The park in Milton is a great place to take kids fishing. There are fish in the river and lots of other things to do if the fish don’t cooperate.
Taking kids out in a boat presents other problems. The most serious is sea sickness. If the child gets sick, that’s the end of the trip, period.
My boys started out in my 14-foot tin boat. Ric would play with the minnows when fishing was slow. I had a friend whose granddaughter also played with minnows until his wife happened to see the minnow’s tail sticking out of her granddaughter’s mouth.
We fished Indian River Bay and the ocean out of Indian River Inlet. There were enough flounder back then to keep the boy’s interest. We also had croaker and trout, if you used smaller tackle, and plenty of snapper blues.
Don’t try to start a kid off by running offshore or even trolling the Hot Dog or 20-Fathom Fingers. The run out and hours of watching the lures in the wake will not endear fishing to young folks. Granted, catching tuna and dolphin is exciting, but a kid can’t reel those large fish to the boat.
Now I want to give fair warning to all you hot shot fishermen out there. When you take your wife and kids fishing, do not put a line in the water. Spend the day baiting hooks, netting fish and cutting bait. I promise you if you try to fish, the ladies and the kids will out-fish you and brag about it for years to come.
Fishing is pretty good if you have a boat. If, like me, your boat is small or you don’t have a boat, pickin’s are pretty slim.

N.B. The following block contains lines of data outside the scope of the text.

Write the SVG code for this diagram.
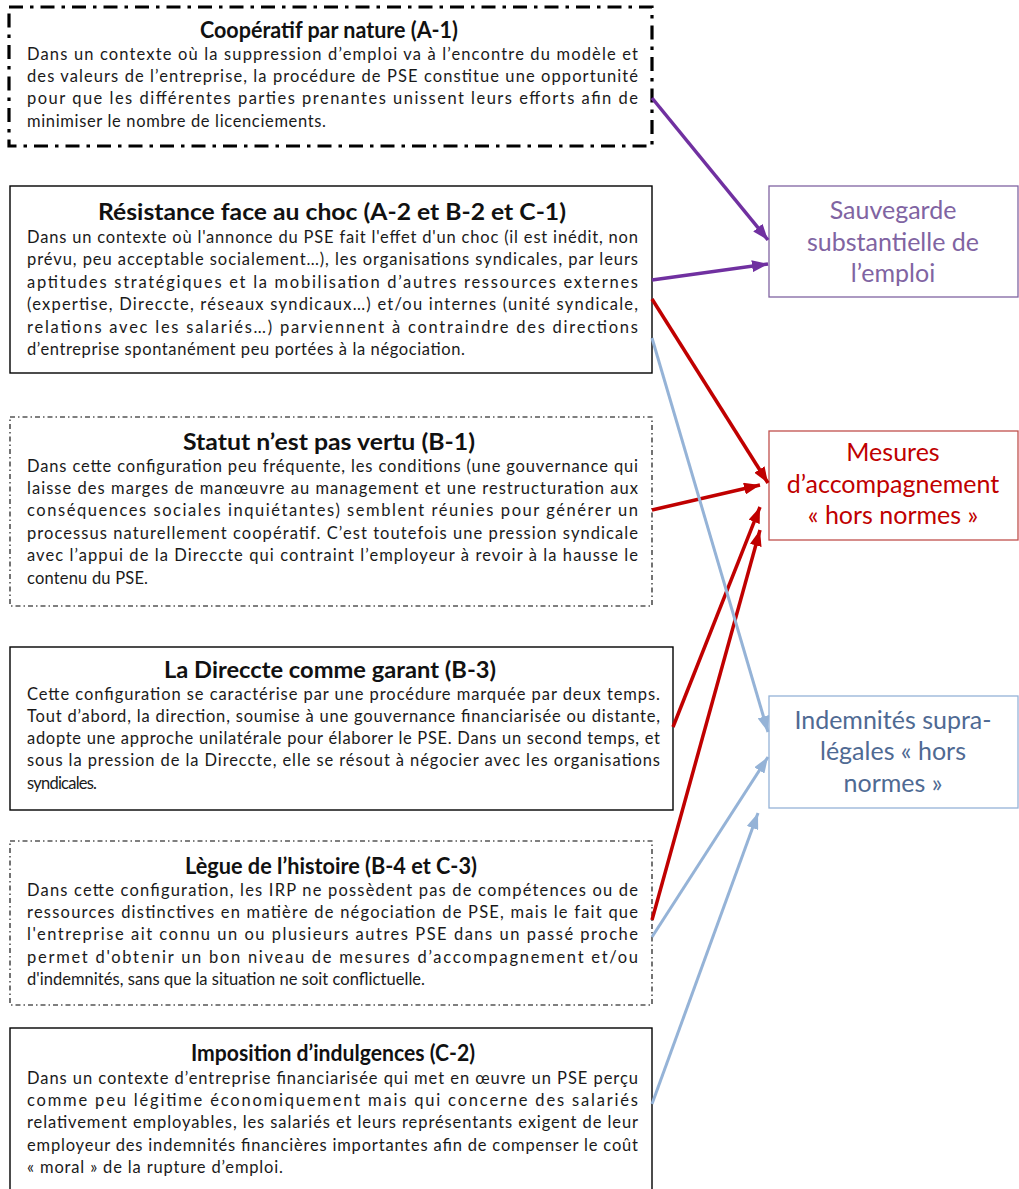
<svg xmlns="http://www.w3.org/2000/svg" width="1019" height="1189" viewBox="0 0 1019 1189">
<style>
.bg{fill:#fff}
.box{fill:#fff;stroke:#000;stroke-width:1.4}
.dd1{fill:#fff;stroke:#000;stroke-width:3.2;stroke-dasharray:14 7 3.5 7}
.dd2{fill:#fff;stroke:#000;stroke-width:1.1;stroke-dasharray:5 3 1.5 3}
.title{font-family:Lato,"Liberation Sans",sans-serif;font-weight:bold;font-size:22.5px;fill:#111}
.body{font-family:Lato,"Liberation Sans",sans-serif;font-size:16.5px;fill:#1a1a1a}
.rt{font-family:Lato,"Liberation Sans",sans-serif;font-size:25px;text-anchor:middle}
.purple{stroke:#7030A0;stroke-width:3.5;fill:none}
.red{stroke:#C00000;stroke-width:3.5;fill:none}
.blue{stroke:#95B3D7;stroke-width:3;fill:none}
</style>
<defs>
<marker id="ap" markerUnits="userSpaceOnUse" markerWidth="17" markerHeight="12" refX="16" refY="6" orient="auto"><path d="M0,0 L16,6 L0,12 z" fill="#7030A0"/></marker>
<marker id="ar" markerUnits="userSpaceOnUse" markerWidth="17" markerHeight="12" refX="16" refY="6" orient="auto"><path d="M0,0 L16,6 L0,12 z" fill="#C00000"/></marker>
<marker id="ab" markerUnits="userSpaceOnUse" markerWidth="17" markerHeight="12" refX="16" refY="6" orient="auto"><path d="M0,0 L16,6 L0,12 z" fill="#95B3D7"/></marker>
</defs>
<rect class="bg" x="0" y="0" width="1019" height="1189"/>

<g id="n-cooperatif">
<rect class="dd1" x="9" y="7" width="643" height="139"/>
<text class="title" x="200" y="38" textLength="258" lengthAdjust="spacingAndGlyphs">Coopératif par nature (A-1)</text>
<text class="body" x="27" y="60" textLength="611" lengthAdjust="spacing">Dans un contexte où la suppression d’emploi va à l’encontre du modèle et</text>
<text class="body" x="27" y="82" textLength="611" lengthAdjust="spacing">des valeurs de l’entreprise, la procédure de PSE constitue une opportunité</text>
<text class="body" x="27" y="104" textLength="611" lengthAdjust="spacing">pour que les différentes parties prenantes unissent leurs efforts afin de</text>
<text class="body" x="27" y="127" textLength="299" lengthAdjust="spacing">minimiser le nombre de licenciements.</text>
</g>

<g id="n-resistance">
<rect class="box" x="10" y="186" width="642" height="187"/>
<text class="title" x="98" y="220" textLength="468" lengthAdjust="spacingAndGlyphs">Résistance face au choc (A-2 et B-2 et C-1)</text>
<text class="body" x="27" y="243" textLength="611" lengthAdjust="spacing">Dans un contexte où l'annonce du PSE fait l'effet d'un choc (il est inédit, non</text>
<text class="body" x="27" y="265" textLength="611" lengthAdjust="spacing">prévu, peu acceptable socialement…), les organisations syndicales, par leurs</text>
<text class="body" x="27" y="288" textLength="611" lengthAdjust="spacing">aptitudes stratégiques et la mobilisation d’autres ressources externes</text>
<text class="body" x="27" y="310" textLength="611" lengthAdjust="spacing">(expertise, Direccte, réseaux syndicaux…) et/ou internes (unité syndicale,</text>
<text class="body" x="27" y="333" textLength="611" lengthAdjust="spacing">relations avec les salariés…) parviennent à contraindre des directions</text>
<text class="body" x="27" y="355" textLength="438" lengthAdjust="spacing">d’entreprise spontanément peu portées à la négociation.</text>
</g>

<g id="n-statut">
<rect class="dd2" x="10" y="417" width="642" height="189"/>
<text class="title" x="183" y="450" textLength="292" lengthAdjust="spacingAndGlyphs">Statut n’est pas vertu (B-1)</text>
<text class="body" x="27" y="472" textLength="611" lengthAdjust="spacing">Dans cette configuration peu fréquente, les conditions (une gouvernance qui</text>
<text class="body" x="27" y="494" textLength="611" lengthAdjust="spacing">laisse des marges de manœuvre au management et une restructuration aux</text>
<text class="body" x="27" y="516" textLength="611" lengthAdjust="spacing">conséquences sociales inquiétantes) semblent réunies pour générer un</text>
<text class="body" x="27" y="539" textLength="611" lengthAdjust="spacing">processus naturellement coopératif. C’est toutefois une pression syndicale</text>
<text class="body" x="27" y="561" textLength="611" lengthAdjust="spacing">avec l’appui de la Direccte qui contraint l’employeur à revoir à la hausse le</text>
<text class="body" x="27" y="584" textLength="121" lengthAdjust="spacing">contenu du PSE.</text>
</g>

<g id="n-direccte">
<rect class="box" x="10" y="647" width="663" height="163"/>
<text class="title" x="164" y="678" textLength="332" lengthAdjust="spacingAndGlyphs">La Direccte comme garant (B-3)</text>
<text class="body" x="27" y="700" textLength="633" lengthAdjust="spacing">Cette configuration se caractérise par une procédure marquée par deux temps.</text>
<text class="body" x="27" y="722" textLength="633" lengthAdjust="spacing">Tout d’abord, la direction, soumise à une gouvernance financiarisée ou distante,</text>
<text class="body" x="27" y="744" textLength="633" lengthAdjust="spacing">adopte une approche unilatérale pour élaborer le PSE. Dans un second temps, et</text>
<text class="body" x="27" y="766" textLength="633" lengthAdjust="spacing">sous la pression de la Direccte, elle se résout à négocier avec les organisations</text>
<text class="body" x="27" y="789" textLength="70" lengthAdjust="spacing">syndicales.</text>
</g>

<g id="n-legue">
<rect class="dd2" x="10" y="841" width="642" height="164"/>
<text class="title" x="185" y="874" textLength="292" lengthAdjust="spacingAndGlyphs">Lègue de l’histoire (B-4 et C-3)</text>
<text class="body" x="27" y="896" textLength="611" lengthAdjust="spacing">Dans cette configuration, les IRP ne possèdent pas de compétences ou de</text>
<text class="body" x="27" y="918" textLength="611" lengthAdjust="spacing">ressources distinctives en matière de négociation de PSE, mais le fait que</text>
<text class="body" x="27" y="940" textLength="611" lengthAdjust="spacing">l'entreprise ait connu un ou plusieurs autres PSE dans un passé proche</text>
<text class="body" x="27" y="963" textLength="611" lengthAdjust="spacing">permet d'obtenir un bon niveau de mesures d’accompagnement et/ou</text>
<text class="body" x="27" y="985" textLength="398" lengthAdjust="spacing">d'indemnités, sans que la situation ne soit conflictuelle.</text>
</g>

<g id="n-imposition">
<rect class="box" x="10" y="1028" width="642" height="170"/>
<text class="title" x="191" y="1061" textLength="284" lengthAdjust="spacingAndGlyphs">Imposition d’indulgences (C-2)</text>
<text class="body" x="27" y="1084" textLength="611" lengthAdjust="spacing">Dans un contexte d’entreprise financiarisée qui met en œuvre un PSE perçu</text>
<text class="body" x="27" y="1106" textLength="611" lengthAdjust="spacing">comme peu légitime économiquement mais qui concerne des salariés</text>
<text class="body" x="27" y="1128" textLength="611" lengthAdjust="spacing">relativement employables, les salariés et leurs représentants exigent de leur</text>
<text class="body" x="27" y="1151" textLength="611" lengthAdjust="spacing">employeur des indemnités financières importantes afin de compenser le coût</text>
<text class="body" x="27" y="1173" textLength="256" lengthAdjust="spacing">« moral » de la rupture d’emploi.</text>
</g>

<g id="n-sauvegarde">
<rect x="769" y="186" width="249" height="111" fill="#fff" stroke="#8064A2" stroke-width="1.3"/>
<text class="rt" fill="#8064A2" x="893" y="219">Sauvegarde</text>
<text class="rt" fill="#8064A2" x="893" y="251">substantielle de</text>
<text class="rt" fill="#8064A2" x="893" y="282">l’emploi</text>
</g>

<g id="n-mesures">
<rect x="769" y="431" width="249" height="109" fill="#fff" stroke="#C0504D" stroke-width="1.3"/>
<text class="rt" fill="#C00000" x="893" y="461">Mesures</text>
<text class="rt" fill="#C00000" x="893" y="493">d’accompagnement</text>
<text class="rt" fill="#C00000" x="893" y="524">« hors normes »</text>
</g>

<g id="n-indemnites">
<rect x="769" y="696" width="249" height="112" fill="#fff" stroke="#95B3D7" stroke-width="1.3"/>
<text class="rt" fill="#4F6A93" x="893" y="729">Indemnités supra-</text>
<text class="rt" fill="#4F6A93" x="893" y="760">légales « hors</text>
<text class="rt" fill="#4F6A93" x="893" y="792">normes »</text>
</g>

<g id="connectors">
<line class="purple" x1="652" y1="98" x2="768" y2="240" marker-end="url(#ap)"/>
<line class="purple" x1="652" y1="280" x2="768" y2="264" marker-end="url(#ap)"/>
<line class="red" x1="652" y1="299" x2="768" y2="483" marker-end="url(#ar)"/>
<line class="red" x1="652" y1="510" x2="760" y2="485" marker-end="url(#ar)"/>
<line class="red" x1="673" y1="727" x2="760" y2="507" marker-end="url(#ar)"/>
<line class="red" x1="652" y1="920" x2="760" y2="530" marker-end="url(#ar)"/>
<line class="blue" x1="652" y1="338" x2="768" y2="732" marker-end="url(#ab)"/>
<line class="blue" x1="652" y1="937" x2="768" y2="757" marker-end="url(#ab)"/>
<line class="blue" x1="652" y1="1104" x2="758" y2="813" marker-end="url(#ab)"/>
</g>
</svg>
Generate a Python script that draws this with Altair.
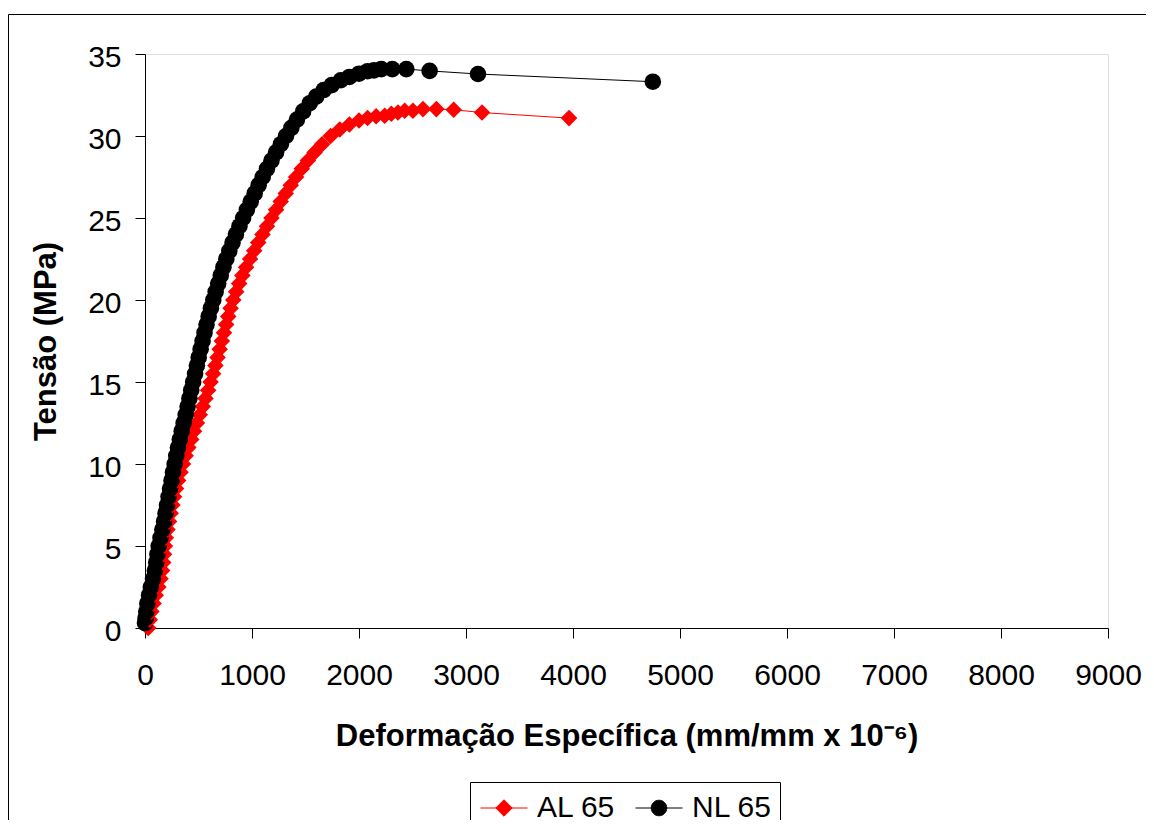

Sea bass and flounder lead the pack and are available from the Old Grounds on out to the Del-Jersey-Land Reef. Live minnows, strips of squid, Gulp! and jigs have all produced good results. The Old Grounds hold more flounder than sea bass and the Del-Jersey-Land Reef has more sea bass than flounder.
The Hot Dog turned on with good numbers of yellowfin tuna caught on the troll, on the chunk and by jigging. Dawn and dusk were prime times and some boats overnighted.